IMPROVING savings in South Africa is one of the major socio-economic challenges facing us as a society. Many consumers understand the need to save more, but are unsure how to go about it.
What is needed is a sustained collaborative effort to empower more consumers with financial know-how and sound financial planning. This was illustrated by the findings of the ninth Old Mutual Savings and Investment Monitor, released in July to coincide with National Savings Month. The survey is regarded as the leading indicator of the financial attitudes and behaviours of working metropolitan households.
The fact that 80 percent of respondents want to learn how to save, but 30 percent haven’t seen a financial adviser and as many as 30 percent do no budgeting is worrying. What’s more troubling is that many still don’t have a real idea of the state of their finances and only around a quarter of respondents have a retirement annuity and only 6 percent have unit trusts, mutual funds or exchange-traded funds.

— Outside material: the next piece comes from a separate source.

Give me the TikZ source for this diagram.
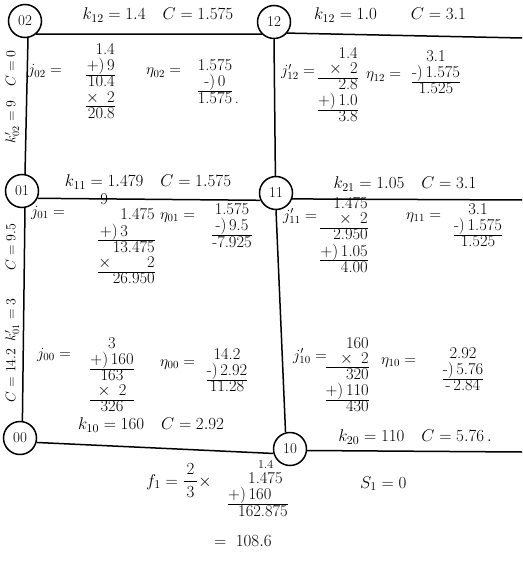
\RequirePackage{fix-cm}
\documentclass[tikz,border=0pt]{standalone}
\usepackage{amsmath}
\usepackage{fontspec}
\setlength{\arrayrulewidth}{0.9pt}
\renewcommand{\arraystretch}{1}
\newcommand{\stk}[2]{\begin{tabular}{@{}#1@{}}#2\end{tabular}}
\begin{document}
\begin{tikzpicture}[x=1pt,y=-1pt,
  st/.style={circle,draw,line width=1.5pt,minimum size=33pt,inner sep=0pt,font=\fontsize{15}{15}\selectfont},
  edge/.style={line width=1.5pt},
  lab/.style={font=\fontsize{17}{17}\selectfont,inner sep=0pt},
  vlab/.style={font=\fontsize{14}{14}\selectfont,inner sep=0pt,rotate=90},
  calc/.style={font=\fontsize{16.5}{14}\selectfont\addfontfeatures{LetterSpace=8},inner sep=0pt},
  var/.style={font=\fontsize{15.5}{15.5}\selectfont,inner sep=0pt},
]
\useasboundingbox (0,0) rectangle (522,561);
% states
\node[st] (n02) at (25,21) {02};
\node[st] (n12) at (274,22) {12};
\node[st] (n01) at (22,191) {01};
\node[st] (n11) at (276,193) {11};
\node[st] (n00) at (20,438) {00};
\node[st] (n10) at (290,449) {10};
\coordinate (e12) at (522,38);
\coordinate (e11) at (522,200);
\coordinate (e10) at (522,452);
% edges
\draw[edge] (n02.-50) -- (n12.225);
\draw[edge] (n12.-40) -- (e12);
\draw[edge] (n01.-25) -- (n11.205);
\draw[edge] (n11.-20) -- (e11);
\draw[edge] (n00.-15) -- (n10.195);
\draw[edge] (n10.-5) -- (e10);
\draw[edge] (n02.-80) -- (n01.80);
\draw[edge] (n01.-80) -- (n00.82);
\draw[edge] (n12.-90) -- (n11.92);
\draw[edge] (n11.-90) -- (n10.105);
% edge labels
\node[lab] (k12a) at (158,15) {$k_{12}=1.4$\quad $C=1.575$};
\node[lab] (k12b) at (390,15) {$k_{12}=1.0$\qquad $C=3.1$};
\node[lab] (k11) at (148,182) {$k_{11}=1.479$\quad $C=1.575$};
\node[lab] (k21) at (405,184) {$k_{21}=1.05$\quad $C=3.1$};
\node[lab] (k10) at (151,425) {$k_{10}=160$\quad $C=2.92$};
\node[lab] (k20) at (415,437) {$k_{20}=110$\quad $C=5.76\,.$};
\node[vlab] (kv02) at (12,97) {$k'_{02}=9$\quad $C=0$};
\node[vlab] (kv01) at (12,313) {$C=14.2$\enspace $k'_{01}=3$\qquad $C=9.5$};
% cell 02
\node[var,anchor=base west] (j02) at (28,75) {$j_{02}=$};
\node[calc,anchor=north east] (j02s) at (115,43) {\stk{r}{1.4\\ +)\,9\\\hline 10.4\\ $\times$\enspace 2\\\hline 20.8}};
\node[var,anchor=base west] (h02) at (146,75) {$\eta_{02}=$};
\node[calc,anchor=north] (h02s) at (215,59) {\stk{c}{1.575\\ -)\,0\\\hline 1.575\rlap{\,.}}};
% cell 12
\node[var,anchor=base west] (j12) at (281,76) {$j'_{12}=$};
\node[calc,anchor=north east] (j12s) at (358,47) {\stk{r}{1.4\\ $\times$\enspace 2\\\hline 2.8\\ +)\,1.0\\\hline 3.8}};
\node[var,anchor=base west] (h12) at (366,79) {$\eta_{12}=$};
\node[calc,anchor=north] (h12s) at (436,50) {\stk{c}{3.1\\ -)\,1.575\\\hline 1.525}};
% cell 01
\node[var,anchor=base west] (j01) at (31,216) {$j_{01}=$};
\node[calc,anchor=north east] (j01s) at (155,193) {\stk{r}{\multicolumn{1}{@{}l@{}}{\hspace{2pt}9}\\ 1.475\\ +)\,3\phantom{.475}\\\hline 13.475\\ $\times$\hspace{36pt}2\\\hline 26.950}};
\node[var,anchor=base west] (h01) at (160,219) {$\eta_{01}=$};
\node[calc,anchor=north] (h01s) at (232,203) {\stk{c}{1.575\\ -)\,9.5\\\hline -7.925}};
% cell 11
\node[var,anchor=base west] (j11) at (283,220) {$j'_{11}=$};
\node[calc,anchor=north east] (j11s) at (368,197) {\stk{r}{1.475\\ $\times$\enspace 2\\\hline 2.950\\ +)\,1.05\\\hline 4.00}};
\node[var,anchor=base west] (h11) at (406,219) {$\eta_{11}=$};
\node[calc,anchor=north] (h11s) at (478,203) {\stk{c}{3.1\\ -)\,1.575\\\hline 1.525}};
% cell 00
\node[var,anchor=base west] (j00) at (37,358) {$j_{00}=$};
\node[calc,anchor=north] (j00s) at (112,337) {\stk{c}{3\\ +)\,160\\\hline 163\\ $\times$\enspace 2\\\hline 326}};
\node[var,anchor=base west] (h00) at (160,366) {$\eta_{00}=$};
\node[calc,anchor=north] (h00s) at (227,348) {\stk{c}{14.2\\ -)\,2.92\\\hline 11.28}};
% cell 10
\node[var,anchor=base west] (j10) at (293,360) {$j'_{10}=$};
\node[calc,anchor=north east] (j10s) at (369,337) {\stk{r}{160\\ $\times$\enspace 2\\\hline 320\\ +)\,110\\\hline 430}};
\node[var,anchor=base west] (h10) at (381,364) {$\eta_{10}=$};
\node[calc,anchor=north] (h10s) at (463,347) {\stk{c}{2.92\\ -)\,5.76\\\hline -\,2.84}};
% bottom
\node[lab,anchor=base west] (f1) at (146,486) {$f_1=\dfrac{\,2\,}{\,3\,}\times$};
\node[calc,anchor=north west] (f1s) at (228,458) {\stk{l}{\hspace{30pt}{\fontsize{12}{12}\selectfont 1.4}\\ \hspace{20pt}1.475\\ +)\,160\\\hline \hspace{10pt}162.875\hspace{16pt}}};
\node[lab,anchor=base west] (f1r) at (214,546) {$=\;108.6$};
\node[lab,anchor=base west] (s1) at (360,488) {$S_1=0$};
\end{tikzpicture}
\end{document}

Given these latest findings, it is clear that we need to intensify efforts to build a more financially astute society and address the low savings levels. The more effective our financial education initiatives, the more motivated and equipped consumers will be to make financial decisions that will improve their long-term security and well-being.
Ultimately, our efforts will drive not just the financial security of breadwinners, families and communities, but also the prosperity of the nation. Healthy economies are built largely on the savings of individuals.
According to the savings and investment monitor, working South Africans in lower income groups are reluctant to get financial advice because they believe it’s intended for higher earners. This means that the very income earners who lack confidence in their financial decision-making, and who are the most in need of guidance, are the least likely to have a relationship with a financial adviser.
As we know, lack of planning lies at the root of many financial problems. The simple truth is that financial planning counts – regardless of your income.
The monitor also found that around a third of Baby Boomers (born between 1946 and 1964), have no formal provision for their retirement and they and their families face the prospect of hardship. About 63 percent (and 70 percent in black households) believe they will in future have to support family members, and 46 percent believe their families should care for them.
These findings must be seen in the context of activating the youth and encouraging them to learn from the Baby Boomers. While the survey statistics paint a worrying picture, they also raise awareness and present good motivation for Generation X (born 1965 to 1979) and Y (born 1980 and after) to make an effort to equip themselves with financial knowledge and sound financial advice and take control of their futures.
Knowing how to manage your finances better is particularly relevant given the current economic environment, affected as it is by rising living costs, including the highest petrol price in five years. Only 9 percent of respondents say they are “living comfortably”, while confidence in making financial decisions has slipped from 7.2 out of 10 (in 2013) to 6.9 out of 10.
We have arrived at a point where financial education should be viewed with the same urgency as other types of education. Its role in enhancing the livelihoods and dignity of our citizens cannot be underestimated. Knowing better provides an opportunity to do better.
As consumers and as financial services providers, we must understand that the need for a savings culture is pivotal to economic growth. Strong national savings help to finance high levels of investment, thereby reducing the dependence on inflows of foreign capital. Sufficient savings will also enable the economy to respond nimbly to opportunities for development.
Furthermore, the national savings level has remained low compared with the savings levels of our Brics partners. To fully capitalise on the opportunities presented by emerging markets, consumers need to change their relationships with their money. So the challenge of helping people do great things with their money extends to all the players in the financial services industry. It’s a nettle we must all grasp.
Marshall Rapiya is the chief executive of Old Mutual South Africa.